A guide of what to do in Mostar, Bosnia. This tiny village is filled with culture and charm.
Mostar is a small historic city and UNESCO World Heritage site conveniently located between Sarajevo and Dubrovnik. The old town of the city is so beautiful that it looks like it was lifted from a fairy tale and brought to life.
How to get to Mostar
While you could opt to take a day tour from Sarajevo to Dubrovnik, I think it’s best to spend a night or two in Mostar. There are two big benefits to staying in Mostar. First, accommodations are less expensive than both Sarajevo and Dubrovnik. Secondly, you can avoid the masses of people taking a bus tour. Bus tours to Mostar are available from both Sarajevo and Dubrovnik, with lots of people on cruise boats opting to take day tours to Mostar and the nearby Kravice Falls. If you stay in Mostar, you can enjoy the city before and after the crowds leave. During the day the streets are packed with tourists from bus tours who arrive around 11 and leave at 5.
What to do in Mostar, Bosnia
Explore the town
I woke up, had breakfast, and walked around Mostar for a couple of hours in the morning. The streets were nearly deserted.
Once the crowds arrived, I took a taxi to Kravice Falls. This worked out wonderfully.
Since the buses had left the falls and moved on to Mostar’s Old Town, there were only a handful of people at the waterfalls.
The falls are incredibly beautiful, and you can opt to go swimming if you don’t mind the cold water. I paid $75 for the taxi driver to take me to see Kravice Falls.

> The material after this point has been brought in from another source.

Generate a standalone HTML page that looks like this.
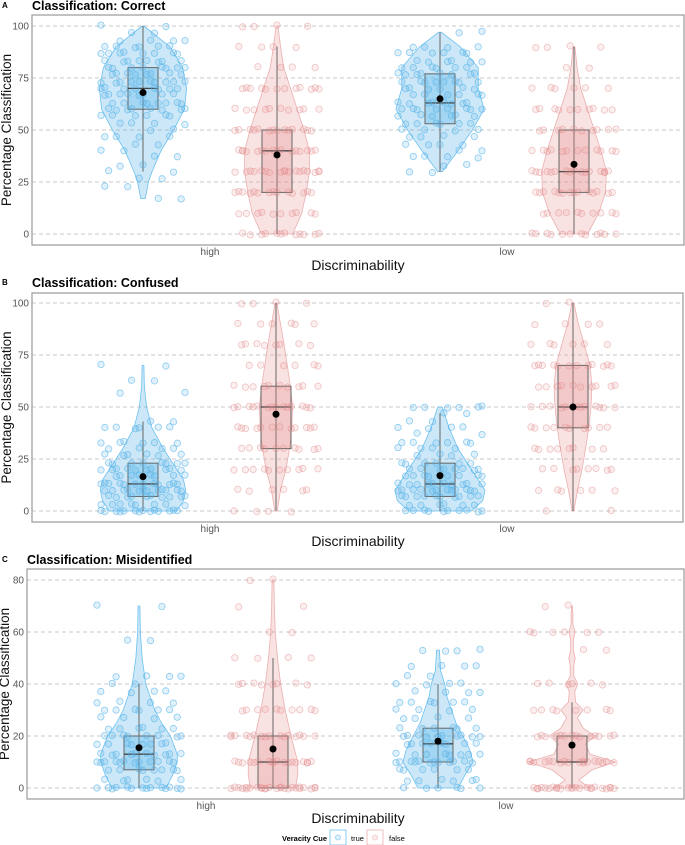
<!DOCTYPE html>
<html><head><meta charset="utf-8">
<style>
body{margin:0;background:#fff;}
svg{display:block;font-family:"Liberation Sans",sans-serif;}
</style></head>
<body>
<svg id="chart" width="685" height="845" viewBox="0 0 685 845"></svg>
<script>
// ---------- data ----------
const categories = ["high","low"];
const groups = ["true","false"];
const panelTitles = ["Classification: Correct","Classification: Confused","Classification: Misidentified"];
const panelLetters = ["A","B","C"];
const tickLabelsA = [0,25,50,75,100];
const tickLabelsB = [0,25,50,75,100];
const tickLabelsC = [0,20,40,60,80];
const q1s   = [60,20,53,20,  7,30,7,40,  7,0,10,10];
const meds  = [70,40,63,30, 13,50,13,50, 13,10,17,10];
const q3s   = [80,50,77,50, 23,60,23,70, 20,20,23,20];
const whLo  = [30,0,30,0,   0,0,0,0,     0,0,0,0];
const whHi  = [100,90,97,90, 43,100,47,100, 40,50,40,33];
const means = [68,38,65,33.5, 16.5,46.5,17,50, 15.5,15,18,16.5];
const vLevels = [
 [17,25,30,40,50,60,70,80,90,100],
 [0,10,20,30,40,50,60,70,80,90,100],
 [30,40,50,60,70,80,90,97],
 [0,10,20,30,40,50,60,70,80,90],
 [0,5,10,15,20,25,30,40,50,60,70],
 [0,10,20,30,40,50,60,70,80,90,100],
 [0,5,10,15,20,25,30,40,50],
 [0,10,20,30,40,50,60,70,80,90,100],
 [0,5,10,13,20,25,30,40,50,60,70],
 [0,5,10,20,30,40,50,60,70,80],
 [0,5,10,15,20,25,30,35,40,45,53],
 [0,3,7,10,13,17,20,23,27,30,33,37,40,43,47,50,53,57,60,63,67,70]
];
const vDens = [
 [0.05,0.12,0.2,0.4,0.68,0.92,0.97,0.88,0.6,0.02],
 [0.35,0.55,0.65,0.72,0.72,0.6,0.45,0.3,0.15,0.08,0.02],
 [0.05,0.4,0.72,0.98,0.85,0.85,0.45,0.03],
 [0.3,0.55,0.7,0.72,0.6,0.45,0.3,0.15,0.07,0.02],
 [0.75,0.9,0.95,0.9,0.75,0.6,0.45,0.2,0.08,0.03,0.02],
 [0.03,0.1,0.22,0.3,0.35,0.37,0.32,0.25,0.18,0.1,0.02],
 [0.7,0.95,1,0.85,0.7,0.55,0.4,0.2,0.05],
 [0.02,0.1,0.2,0.28,0.35,0.4,0.42,0.38,0.25,0.12,0.02],
 [0.6,0.75,0.85,0.85,0.7,0.5,0.35,0.15,0.07,0.03,0.02],
 [0.5,0.55,0.55,0.4,0.27,0.17,0.1,0.05,0.03,0.02],
 [0.45,0.6,0.78,0.7,0.55,0.4,0.3,0.2,0.15,0.06,0.03],
 [0.4,0.15,0.45,0.97,0.4,0.3,0.5,0.25,0.12,0.25,0.08,0.06,0.13,0.04,0.04,0.07,0.03,0.03,0.07,0.02,0.02,0.01]
];
const pointVals = [
 [100,97,93,93,90,90,90,87,87,87,87,83,83,83,83,80,80,80,80,77,77,77,77,73,73,73,73,73,70,70,70,70,67,67,67,67,63,63,63,63,60,60,60,60,57,57,57,53,53,50,47,47,43,40,37,33,30,27,23,17],
 [100,100,90,90,80,80,70,70,70,70,70,70,60,60,60,60,60,50,50,50,50,50,50,50,40,40,40,40,40,40,40,40,30,30,30,30,30,30,30,30,30,20,20,20,20,20,20,20,10,10,10,10,10,0,0,0,0,0,0],
 [97,90,90,87,87,87,83,83,83,80,80,80,77,77,77,77,73,73,73,73,70,70,70,67,67,67,63,63,63,63,60,60,60,60,57,57,57,53,53,53,50,50,47,47,43,43,40,37,37,33,30],
 [90,90,80,70,70,70,60,60,60,60,60,50,50,50,50,50,40,40,40,40,40,40,30,30,30,30,30,30,30,30,20,20,20,20,20,20,20,10,10,10,10,10,0,0,0,0,0,0],
 [70,63,57,43,40,40,40,33,33,33,30,30,27,27,27,23,23,23,23,20,20,20,20,20,17,17,17,17,13,13,13,13,13,13,10,10,10,10,10,10,7,7,7,7,7,3,3,3,3,0,0,0,0,0,0,0],
 [100,100,90,90,90,80,80,80,80,70,70,70,60,60,60,60,60,50,50,50,50,50,50,50,40,40,40,40,40,40,30,30,30,30,30,20,20,20,20,20,10,10,10,0,0],
 [50,50,50,47,43,40,40,37,33,33,33,30,30,27,27,23,23,23,20,20,20,20,17,17,17,17,13,13,13,13,13,10,10,10,10,10,10,7,7,7,7,7,3,3,3,0,0,0,0,0],
 [100,90,90,80,80,80,70,70,70,70,70,70,60,60,60,60,60,50,50,50,50,50,50,40,40,40,40,40,30,30,30,30,20,20,20,20,10,10,10,0],
 [70,57,43,43,40,37,37,33,33,30,30,30,27,27,23,23,23,20,20,20,20,17,17,17,17,13,13,13,13,13,10,10,10,10,10,10,7,7,7,7,3,3,3,0,0,0,0,0,0,0],
 [80,70,60,50,50,40,40,40,40,30,30,30,30,30,20,20,20,20,20,20,20,20,10,10,10,10,10,10,10,10,10,0,0,0,0,0,0,0,0,0,0,0,0,0],
 [53,53,47,47,43,40,40,37,37,33,33,33,30,30,27,27,23,23,23,20,20,20,20,20,17,17,17,17,13,13,13,13,10,10,10,10,10,10,7,7,7,3,3,3,0,0,0],
 [70,60,60,60,53,40,40,40,30,30,30,30,20,20,20,20,20,20,20,10,10,10,10,10,10,10,10,10,0,0,0,0,0,0,0,0,0,0,0,0]
];

// ---------- layout ----------
const panels = [
 {box:[32,15,684,245], y0:234, yTop:26, max:100, ticks:tickLabelsA, titleY:10, catY:255, axY:270, xs:[143,277,440,574], catX:[210,507], ytX:11},
 {box:[32,293,683,522], y0:511, yTop:303, max:100, ticks:tickLabelsB, titleY:287, catY:532, axY:546, xs:[143,276,440,573], catX:[210,507], ytX:11},
 {box:[27,569,684,799], y0:788, yTop:580, max:80, ticks:tickLabelsC, titleY:564, catY:809, axY:823, xs:[139,273,438,572], catX:[206,506], ytX:9}
];
const col = {
 "true":{fill:"rgba(86,180,233,0.3)",stroke:"#6cc0ef",box:"rgba(86,180,233,0.35)",pf:"rgba(86,180,233,0.18)",ps:"rgba(86,180,233,0.65)"},
 "false":{fill:"rgba(232,150,150,0.28)",stroke:"#eab0b0",box:"rgba(225,140,140,0.3)",pf:"rgba(232,150,150,0.15)",ps:"rgba(225,130,130,0.45)"}
};
const NS="http://www.w3.org/2000/svg";
const svg=document.getElementById('chart');
function mk(tag,attrs,parent){const e=document.createElementNS(NS,tag);for(const k in attrs)e.setAttribute(k,attrs[k]);(parent||svg).appendChild(e);return e;}

panels.forEach((p,pi)=>{
  const g=mk('g',{});
  
  
  const yS=v=>p.y0-(v/p.max)*(p.y0-p.yTop);
  const [bx0,by0,bx1,by1]=p.box;
  const yt=mk('text',{x:0,y:0,"font-size":"13.5",fill:"#111","text-anchor":"middle",transform:`translate(${p.ytX},${(by0+by1)/2}) rotate(-90)`},g);
  yt.textContent="Percentage Classification";
  
  
  p.ticks.forEach(t=>{
    const l=mk('line',{x1:bx0,x2:bx1,y1:yS(t),y2:yS(t),stroke:"#c8c8c8","stroke-dasharray":"4,3","stroke-width":1},g);
    
    
    const tx=mk('text',{x:bx0-3,y:yS(t)+3.5,"text-anchor":"end","font-size":"10",fill:"#555"},g);
    tx.textContent=String(t);
    
    
  });
  const fr=mk('rect',{x:bx0,y:by0,width:bx1-bx0,height:by1-by0,fill:"none",stroke:"#999","stroke-width":1.2},g);
  
  
  const lt=mk('text',{x:2,y:p.titleY-2,"font-size":"8","font-weight":"bold",fill:"#000"},g);
  lt.textContent=panelLetters[pi];
  
  
  const tt=mk('text',{x:bx0,y:p.titleY,"font-size":"12.5","font-weight":"bold",fill:"#000"},g);
  tt.textContent=panelTitles[pi];
  
  
  categories.forEach((c,ci)=>{
    const ct=mk('text',{x:p.catX[ci],y:p.catY,"font-size":"10",fill:"#555","text-anchor":"middle"},g);
    ct.textContent=c;
    
    
  });
  const xt=mk('text',{x:358,y:p.axY,"font-size":"14",fill:"#111","text-anchor":"middle"},g);
  xt.textContent="Discriminability";
  
  
  for(let k=0;k<4;k++){
    const idx=pi*4+k, grp=groups[k%2], c=col[grp], cx=p.xs[k];
    const lv=vLevels[idx], dn=vDens[idx], HW=45;
    let pts=[];
    for(let i=0;i<lv.length;i++)pts.push([cx+dn[i]*HW,yS(lv[i])]);
    for(let i=lv.length-1;i>=0;i--)pts.push([cx-dn[i]*HW,yS(lv[i])]);
    const vi=mk('polygon',{points:pts.map(q=>q.join(',')).join(' '),fill:c.fill,stroke:c.stroke,"stroke-width":0.8,"stroke-linejoin":"round"},g);
    
    
    const wl=mk('line',{x1:cx,x2:cx,y1:yS(whLo[idx]),y2:yS(whHi[idx]),stroke:"#666","stroke-width":1},g);
    
    
    const bw=15;
    const br=mk('rect',{x:cx-bw,y:yS(q3s[idx]),width:2*bw,height:yS(q1s[idx])-yS(q3s[idx]),fill:c.box,stroke:"#666","stroke-width":1},g);
    
    
    const md=mk('line',{x1:cx-bw,x2:cx+bw,y1:yS(meds[idx]),y2:yS(meds[idx]),stroke:"#444","stroke-width":1.3},g);
    
    
    const vals=pointVals[idx];
    for(let pass=0;pass<2;pass++){
      vals.forEach((v,i)=>{
        const jx=(((i*37+k*11+pass*17)%23)/11-1)*42;
        const jy=(((i*13+pass*5)%7)-3)*0.3;
        const pt=mk('circle',{cx:cx+jx,cy:yS(v)+jy,r:3.2,fill:c.pf,stroke:c.ps,"stroke-width":0.8},g);
        
        
      });
    }
    const mn=mk('circle',{cx:cx,cy:yS(means[idx]),r:3.5,fill:"#000"},g);
    
    
  }
});
const lg=mk('g',{});


const lt=mk('text',{x:282,y:841,"font-size":"7.5","font-weight":"bold",fill:"#000"},lg);
lt.textContent="Veracity Cue";


[["true",330,351],["false",367,389]].forEach(([gname,bx,tx])=>{
  const c=col[gname];
  const r=mk('rect',{x:bx,y:830,width:16,height:15,fill:"#fff",stroke:c.stroke,"stroke-width":0.8},lg);
  
  
  const ci=mk('circle',{cx:bx+8,cy:837.5,r:2.5,fill:c.pf,stroke:c.ps,"stroke-width":0.8},lg);
  
  
  const t=mk('text',{x:tx,y:841,"font-size":"7.5",fill:"#000"},lg);
  t.textContent=gname;
  
  
});
</script>
</body></html>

He spoke English very well and was excited to show me around. Our excursion lasted 3 hours. He even took these photos of me!
After Kravice Falls we stopped in Blagaj, a beautiful little town beside a river.
It’s a common stop between Mostar and Kravice Waterfalls. There isn’t much to do there, but it’s nice to stop and take some photos. There is a monastery (it’s the white building on the left) that some people choose to tour.
Visit the Mosque and climb to the top
When I returned to Mostar the city was starting to clear out, and I made a visit to the mosque and climbed to the top of the minaret which has a stunning view of the city.
The stairs to the top of minaret are steep, narrow, and challenging. It was completely empty when I was there. I was a bit out of breath by the time I had climbed to the top, but the view was worth the climb.
I only encountered 3 other Americans in Mostar. Most Americans have never heard of the city, which is a shame because it was simply magical. There isn’t a whole lot to do, but that is part of the charm. Sip coffee or beer and enjoy the view, people watch, indulge in eating Bosnian sausages with fresh pita bread and cheese. Get an ice cream cone – they are only $1. Watch the sunset. And end your day at Black Dog Pub, the liveliest little bar in the city and a great place to chat with other travelers.
Where to stay in Mostar
I stayed at Hotel Milas, it is just outside Mostar’s Old Town. It is a new hotel that costs only $65 a night. The cost is just a little less than a hotel in Sarajevo, but significantly less than a hotel in Dubrovnik where we spent about $250 a night. Doesn’t spending $65 for a hotel and $75 for a private excursion sound more appealing than spending $250 for a hotel in Dubrovnik and then spending $60 a person for a tour to Mostar that involves about 5 hours of driving in one day?
What to know before you go to Mostar
I have some important notes on Mostar. It would be a nightmare with a stroller. The streets are made up of uneven rocks that are more difficult than cobblestones. And the bridge has edges to help people with their footing. Families resort to carrying their children and the stroller and it didn’t look fun.
Make sure you wear sneakers. You want something that is easy on your feet because the streets are tough on your feet. Flip flops and heels of any kind are a bad idea.
I only discovered Mostar after doing a deep dive on the internet while planning travel between Sarajevo and Dubrovnik. I am so glad that I went. I realize that Bosnia isn’t a popular travel destination for Americans, which is really a shame because it is probably the most affordable country in Europe that I have visited (for reference, it’s less expensive than the Czech Republic) and it has natural beauty and a deep history to explore.
How to get to Mostar
I took a bus from Sarajevo to Mostar. I had hoped to take the train, but it was under repair. The bus took about 2 ½ hours and was one of the most scenic bus rides I have taken in my life. From Mostar, I went on to Dubrovnik by bus. This took just under 3 hours. The journey involves entering Croatia, going through customs, re-entering Bosnia, going through customs, and then re-entering Croatia and going through customs a third time. I took a 7 am bus to avoid crowds at the customs checkpoints, if you leave later in the day or travel on a weekend the border crossings can make the journey longer.
Have any of you been to Bosnia or Mostar? Aren’t these photos making you want to pack your bags and leave right now?